South Africa is seeking to rebrand its free condoms to appeal to young people after a new study showed rising HIV infections and flagging contraception use, the health department said on Thursday.
Condoms distributed by the government will come in a wider range of colours and flavours, as authorities seek to mend the damage done to their image when thousands of faulty condoms were recalled in January 2012.
"We want to refresh the way we provide condoms to make sure that the packaging is able to attract the attention of young people," said health department spokesman Joe Maila.
The rebranding effort comes as new figures released on Tuesday showed there were 470,000 new HIV infections in 2012, compared with 370,000 the year before.
A drop in the use of condoms is seen as one reason for the increased infection rate.
A government-funded survey of 38,000 people showed that "condom use has started slowing down."
In 2012, 36 per cent of South Africans reported having used condoms during sexual intercourse, compared to 45 per cent in 2008.
South Africa has the world's highest number of people living with HIV, a crisis that has seen millions of people placed on a vast state-sponsored treatment programme.
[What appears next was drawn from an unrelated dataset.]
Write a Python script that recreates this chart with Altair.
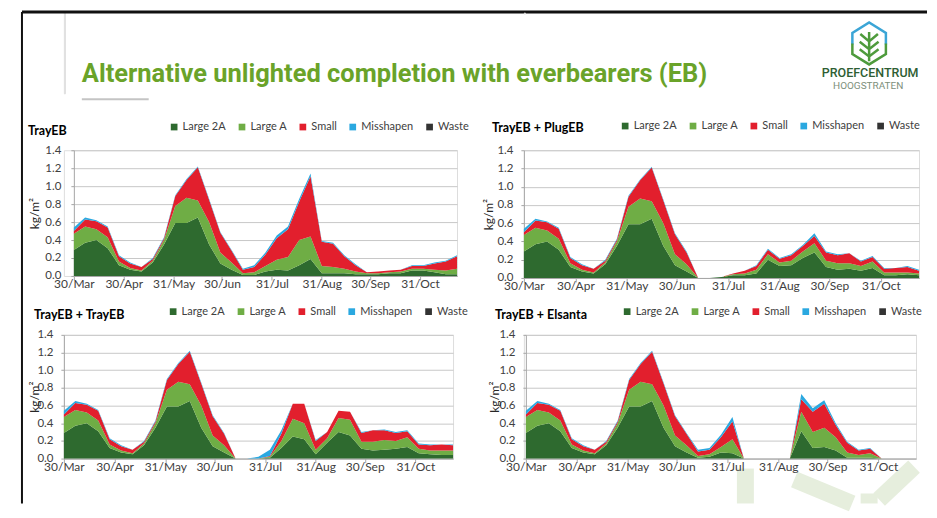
import altair as alt
import pandas as pd

# ---------------- data ----------------
DATES = ["2015-03-30", "2015-04-06", "2015-04-13", "2015-04-20", "2015-04-27",
         "2015-05-04", "2015-05-11", "2015-05-18", "2015-05-25", "2015-06-01",
         "2015-06-08", "2015-06-15", "2015-06-22", "2015-06-29", "2015-07-06",
         "2015-07-13", "2015-07-20", "2015-07-27", "2015-08-03", "2015-08-10",
         "2015-08-17", "2015-08-24", "2015-08-31", "2015-09-07", "2015-09-14",
         "2015-09-21", "2015-09-28", "2015-10-05", "2015-10-12", "2015-10-19",
         "2015-10-26", "2015-11-02", "2015-11-09", "2015-11-16", "2015-11-23"]
DOMAIN_DATES = ["2015-03-30", "2015-11-23"]
TICK_DATES = ["2015-03-30", "2015-04-30", "2015-05-31", "2015-06-30",
              "2015-07-31", "2015-08-31", "2015-09-30", "2015-10-31"]
Y_TICKS = [0.0, 0.2, 0.4, 0.6, 0.8, 1.0, 1.2, 1.4]

CATEGORIES = ["Large 2A", "Large A", "Small", "Misshapen", "Waste"]
COLORS = ["#2E6A2F", "#6FAD45", "#E21F2D", "#2AA8E0", "#333333"]

# TrayEB
P1_L2A = [0.29, 0.37, 0.40, 0.31, 0.12, 0.07, 0.05, 0.15, 0.35, 0.59, 0.59, 0.65, 0.35, 0.14, 0.07,
          0.01, 0.01, 0.05, 0.07, 0.06, 0.12, 0.19, 0.03, 0.03, 0.03, 0.02, 0.02, 0.02, 0.03, 0.03,
          0.06, 0.06, 0.04, 0.02, 0.02]
P1_LA = [0.18, 0.18, 0.12, 0.12, 0.04, 0.02, 0.01, 0.02, 0.05, 0.19, 0.28, 0.19, 0.25, 0.12, 0.08,
         0.02, 0.03, 0.06, 0.11, 0.15, 0.28, 0.25, 0.08, 0.07, 0.05, 0.03, 0.01, 0.01, 0.01, 0.02,
         0.02, 0.02, 0.03, 0.04, 0.06]
P1_S = [0.03, 0.08, 0.09, 0.11, 0.06, 0.05, 0.04, 0.02, 0.02, 0.11, 0.20, 0.37, 0.25, 0.22, 0.13,
        0.04, 0.06, 0.13, 0.24, 0.31, 0.43, 0.67, 0.27, 0.26, 0.14, 0.07, 0.01, 0.02, 0.02, 0.02,
        0.03, 0.03, 0.07, 0.10, 0.14]
P1_M = [0.04, 0.02, 0.01, 0.01, 0.01, 0.01, 0.00, 0.01, 0.01, 0.01, 0.01, 0.01, 0.01, 0.01, 0.01,
        0.01, 0.02, 0.02, 0.03, 0.03, 0.03, 0.03, 0.01, 0.01, 0.01, 0.01, 0.00, 0.00, 0.00, 0.00,
        0.01, 0.01, 0.01, 0.01, 0.01]

# TrayEB + PlugEB
P2_L2A = [0.29, 0.37, 0.40, 0.31, 0.12, 0.07, 0.05, 0.15, 0.35, 0.59, 0.59, 0.65, 0.35, 0.14, 0.07,
          0.00, 0.00, 0.01, 0.03, 0.03, 0.05, 0.20, 0.13, 0.14, 0.22, 0.28, 0.12, 0.09, 0.10, 0.08,
          0.11, 0.03, 0.03, 0.04, 0.03]
P2_LA = [0.18, 0.18, 0.12, 0.12, 0.04, 0.02, 0.01, 0.02, 0.05, 0.19, 0.28, 0.19, 0.25, 0.12, 0.08,
         0.00, 0.00, 0.00, 0.01, 0.02, 0.04, 0.06, 0.04, 0.05, 0.07, 0.10, 0.07, 0.07, 0.06, 0.05,
         0.07, 0.03, 0.03, 0.02, 0.02]
P2_S = [0.03, 0.08, 0.09, 0.11, 0.06, 0.05, 0.04, 0.02, 0.02, 0.11, 0.20, 0.37, 0.25, 0.22, 0.13,
        0.00, 0.00, 0.00, 0.01, 0.03, 0.04, 0.05, 0.04, 0.06, 0.06, 0.08, 0.09, 0.09, 0.11, 0.05,
        0.05, 0.04, 0.05, 0.06, 0.03]
P2_M = [0.04, 0.02, 0.01, 0.01, 0.01, 0.01, 0.00, 0.01, 0.01, 0.01, 0.01, 0.01, 0.01, 0.01, 0.01,
        0.00, 0.00, 0.00, 0.00, 0.00, 0.01, 0.01, 0.01, 0.01, 0.01, 0.03, 0.01, 0.01, 0.00, 0.01,
        0.01, 0.01, 0.00, 0.01, 0.01]

# TrayEB + TrayEB
P3_L2A = [0.29, 0.37, 0.40, 0.31, 0.12, 0.07, 0.05, 0.15, 0.35, 0.59, 0.59, 0.65, 0.35, 0.14, 0.07,
          0.00, 0.00, 0.00, 0.01, 0.12, 0.25, 0.22, 0.05, 0.18, 0.30, 0.26, 0.11, 0.09, 0.10, 0.11,
          0.13, 0.06, 0.05, 0.04, 0.04]
P3_LA = [0.18, 0.18, 0.12, 0.12, 0.04, 0.02, 0.01, 0.02, 0.05, 0.19, 0.28, 0.19, 0.25, 0.12, 0.08,
         0.00, 0.00, 0.00, 0.01, 0.08, 0.20, 0.18, 0.05, 0.05, 0.16, 0.18, 0.08, 0.10, 0.11, 0.09,
         0.11, 0.05, 0.04, 0.05, 0.05]
P3_S = [0.03, 0.08, 0.09, 0.11, 0.06, 0.05, 0.04, 0.02, 0.02, 0.11, 0.20, 0.37, 0.25, 0.22, 0.13,
        0.00, 0.00, 0.00, 0.01, 0.08, 0.17, 0.22, 0.10, 0.07, 0.08, 0.09, 0.10, 0.13, 0.11, 0.09,
        0.07, 0.05, 0.06, 0.07, 0.06]
P3_M = [0.04, 0.02, 0.01, 0.01, 0.01, 0.01, 0.00, 0.01, 0.01, 0.01, 0.01, 0.01, 0.01, 0.01, 0.01,
        0.00, 0.00, 0.02, 0.07, 0.04, 0.00, 0.00, 0.01, 0.00, 0.00, 0.00, 0.01, 0.00, 0.01, 0.01,
        0.01, 0.01, 0.01, 0.00, 0.01]

# TrayEB + Elsanta
P4_L2A = [0.29, 0.37, 0.40, 0.31, 0.12, 0.07, 0.05, 0.15, 0.35, 0.59, 0.59, 0.65, 0.35, 0.14, 0.07,
          0.01, 0.02, 0.07, 0.06, 0.00, 0.00, 0.00, 0.00, 0.00, 0.31, 0.12, 0.13, 0.09, 0.01, 0.01,
          0.01, 0.00, 0.00, 0.00, 0.00]
P4_LA = [0.18, 0.18, 0.12, 0.12, 0.04, 0.02, 0.01, 0.02, 0.05, 0.19, 0.28, 0.19, 0.25, 0.12, 0.08,
         0.02, 0.03, 0.06, 0.16, 0.00, 0.00, 0.00, 0.00, 0.00, 0.22, 0.18, 0.22, 0.15, 0.06, 0.03,
         0.05, 0.00, 0.00, 0.00, 0.00]
P4_S = [0.03, 0.08, 0.09, 0.11, 0.06, 0.05, 0.04, 0.02, 0.02, 0.11, 0.20, 0.37, 0.25, 0.22, 0.13,
        0.05, 0.05, 0.11, 0.20, 0.00, 0.00, 0.00, 0.00, 0.00, 0.14, 0.23, 0.27, 0.14, 0.11, 0.05,
        0.05, 0.00, 0.00, 0.00, 0.00]
P4_M = [0.04, 0.02, 0.01, 0.01, 0.01, 0.01, 0.00, 0.01, 0.01, 0.01, 0.01, 0.01, 0.01, 0.01, 0.01,
        0.02, 0.02, 0.03, 0.05, 0.00, 0.00, 0.00, 0.00, 0.00, 0.06, 0.04, 0.04, 0.02, 0.01, 0.01,
        0.01, 0.00, 0.00, 0.00, 0.00]

WASTE = [0.0, 0.0, 0.0, 0.0, 0.0, 0.0, 0.0, 0.0, 0.0, 0.0, 0.0, 0.0, 0.0, 0.0, 0.0, 0.0, 0.0, 0.0,
         0.0, 0.0, 0.0, 0.0, 0.0, 0.0, 0.0, 0.0, 0.0, 0.0, 0.0, 0.0, 0.0, 0.0, 0.0, 0.0, 0.0]

PANEL_TITLES = ["TrayEB", "TrayEB + PlugEB", "TrayEB + TrayEB", "TrayEB + Elsanta"]
SLIDE_TITLE = "Alternative unlighted completion with everbearers (EB)"

FONT = "Lato"
TEXT_GREY = "#404040"
ONE = pd.DataFrame({"a": [0]})


def dt(s):
    y, m, d = (int(p) for p in s.split("-"))
    return alt.DateTime(year=y, month=m, date=d, utc=True)


def panel(title, series, width, height, xrange, title_xy, legend_xy, ytitle_x, label_pad):
    rows = []
    for k, (cat, vals) in enumerate(zip(CATEGORIES, series)):
        for d, v in zip(DATES, vals):
            rows.append({"date": d, "cat": cat, "value": v, "k": k})
    df = pd.DataFrame(rows)
    area = alt.Chart(df).mark_area(interpolate="linear").encode(
        x=alt.X("date:T",
                scale=alt.Scale(type="utc", domain=[dt(s) for s in DOMAIN_DATES], nice=False,
                                range=xrange),
                axis=alt.Axis(values=[dt(s) for s in TICK_DATES],
                              labelExpr="utcFormat(datum.value, '%d/%b')",
                              title=None, grid=False, domainColor="#a6a6a6",
                              tickColor="#a6a6a6", tickSize=4, labelPadding=-1,
                              labelFont=FONT, labelFontSize=12, labelColor=TEXT_GREY,
                              labelFlush=False, labelOverlap=False)),
        y=alt.Y("value:Q", stack="zero",
                scale=alt.Scale(domain=[0, 1.4], nice=False),
                axis=alt.Axis(values=Y_TICKS, format=".1f", title="kg/m²",
                              offset=-xrange[0],
                              grid=True, gridColor="#c8c8c8", domainColor="#a6a6a6",
                              tickColor="#a6a6a6", tickSize=3, labelPadding=label_pad,
                              labelFont=FONT, labelFontSize=11.5, labelColor=TEXT_GREY,
                              titleFont=FONT, titleFontSize=12, titleFontWeight="normal",
                              titleColor="#262626", titleX=ytitle_x, titleBaseline="middle")),
        color=alt.Color("cat:N", scale=alt.Scale(domain=CATEGORIES, range=COLORS),
                        legend=alt.Legend(orient="none", legendX=legend_xy[0],
                                          legendY=legend_xy[1], direction="horizontal",
                                          columns=5, title=None, symbolType="square",
                                          symbolSize=45, symbolStrokeWidth=0,
                                          labelFont=FONT, labelFontSize=11,
                                          labelColor=TEXT_GREY, columnPadding=10,
                                          labelOffset=3)),
        order=alt.Order("k:Q", sort="ascending"),
    )
    ttl = alt.Chart(ONE).mark_text(text=title, align="left", baseline="middle", font=FONT,
                                   fontSize=12.5, fontWeight="bold", color="#000000").encode(
        x=alt.value(title_xy[0]), y=alt.value(title_xy[1]))
    return alt.layer(area, ttl).properties(width=width, height=height)


# group origins (page): p1 (63,148)  p2 (524,148)  p3 (63,333)  p4 (524,333)
p1 = panel(PANEL_TITLES[0], [P1_L2A, P1_LA, P1_S, P1_M, WASTE], 394, 126, [10, 394],
           (-36, -19), (105, -29), -39, 10)
p2 = panel(PANEL_TITLES[1], [P2_L2A, P2_LA, P2_S, P2_M, WASTE], 396, 128, [0, 396],
           (-32, -22), (96, -30), -35, 8)
p3 = panel(PANEL_TITLES[2], [P3_L2A, P3_LA, P3_S, P3_M, WASTE], 390, 124, [0, 390],
           (-30, -20), (104, -29), -29, 8)
p4 = panel(PANEL_TITLES[3], [P4_L2A, P4_LA, P4_S, P4_M, WASTE], 393, 124, [2, 393],
           (-29, -20), (98, -29), -31, 8)

blank = alt.Chart(ONE).mark_point(opacity=0).encode(
    x=alt.value(0), y=alt.value(0)).properties(width=1, height=1)


# ---------------- header (slide decoration) ----------------
def rule(x, y, x2, y2, color, w):
    return alt.Chart(ONE).mark_rule(color=color, strokeWidth=w).encode(
        x=alt.value(x), y=alt.value(y), x2=alt.value(x2), y2=alt.value(y2))


def text(t, x, y, **kw):
    return alt.Chart(ONE).mark_text(text=t, **kw).encode(x=alt.value(x), y=alt.value(y))


def symbol(path, x, y, size, color, w):
    return alt.Chart(ONE).mark_point(shape=path, size=size, filled=False, stroke=color,
                                     strokeWidth=w, opacity=1).encode(
        x=alt.value(x), y=alt.value(y))


WM = "#e6eedd"
header = alt.layer(
    rule(683, 457, 683, 492, WM, 17),
    rule(732, 468, 790, 492, WM, 17),
    rule(807, 482, 807, 492, WM, 17),
    rule(852, 455, 817, 488, WM, 17),
    rule(-42, -0.5, 865, -0.5, "#111111", 3),
    rule(-42, -0.5, -42, 492, "#111111", 2),
    text(SLIDE_TITLE, 18, 70, align="left", baseline="alphabetic",
         font="Roboto", fontSize=25.5, fontWeight="bold", color="#6AA329"),
    rule(18, 87, 85, 87, "#c4c4c4", 2),
    symbol("M-0.8,0.05L-0.8,-0.5L0,-1L0.8,-0.5L0.8,0.05", 807, 31, 1764, "#3BA5D6", 2.5),
    symbol("M0.8,0L0.8,0.5L0,1L-0.8,0.5L-0.8,0", 807, 31, 1764, "#4E9B3C", 2.5),
    symbol("M0,-0.55L0,0.85M-0.42,-0.45L0,-0.1L0.42,-0.45M-0.45,-0.08L0,0.27L0.45,-0.08"
           "M-0.45,0.28L0,0.62L0.45,0.28", 807, 31, 1764, "#4E9B3C", 2.5),
    text("PROEFCENTRUM", 808, 61, align="center", baseline="middle",
         font="Roboto", fontSize=12.5, fontWeight=500, color="#2E5E33"),
    text("HOOGSTRATEN", 806, 74, align="center", baseline="middle",
         font="Roboto", fontSize=10, color="#7D8F7B"),
).properties(width=1, height=81)

chart = alt.concat(
    header, blank, p1, p2, p3, p4,
    columns=2, bounds="flush", align="each",
    spacing={"row": 57, "column": 67},
).resolve_scale(color="independent").properties(
    padding={"left": 12, "top": 0, "right": 0, "bottom": 0}
).configure_view(stroke=None).configure(font=FONT)

chart.save("out.html", embed_options={"renderer": "svg", "actions": False})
Around 6.4 million people -- 12.2 per cent of the population -- were living with HIV or AIDS in 2012.
That is up from 10.6 per cent in 2008, when the previous survey was conducted, which partly reflects better treatment.
The survey noted fewer AIDS-related deaths and less frequent transmission of the virus by pregnant mothers to their unborn children, in great part thanks to successful antiretroviral treatment.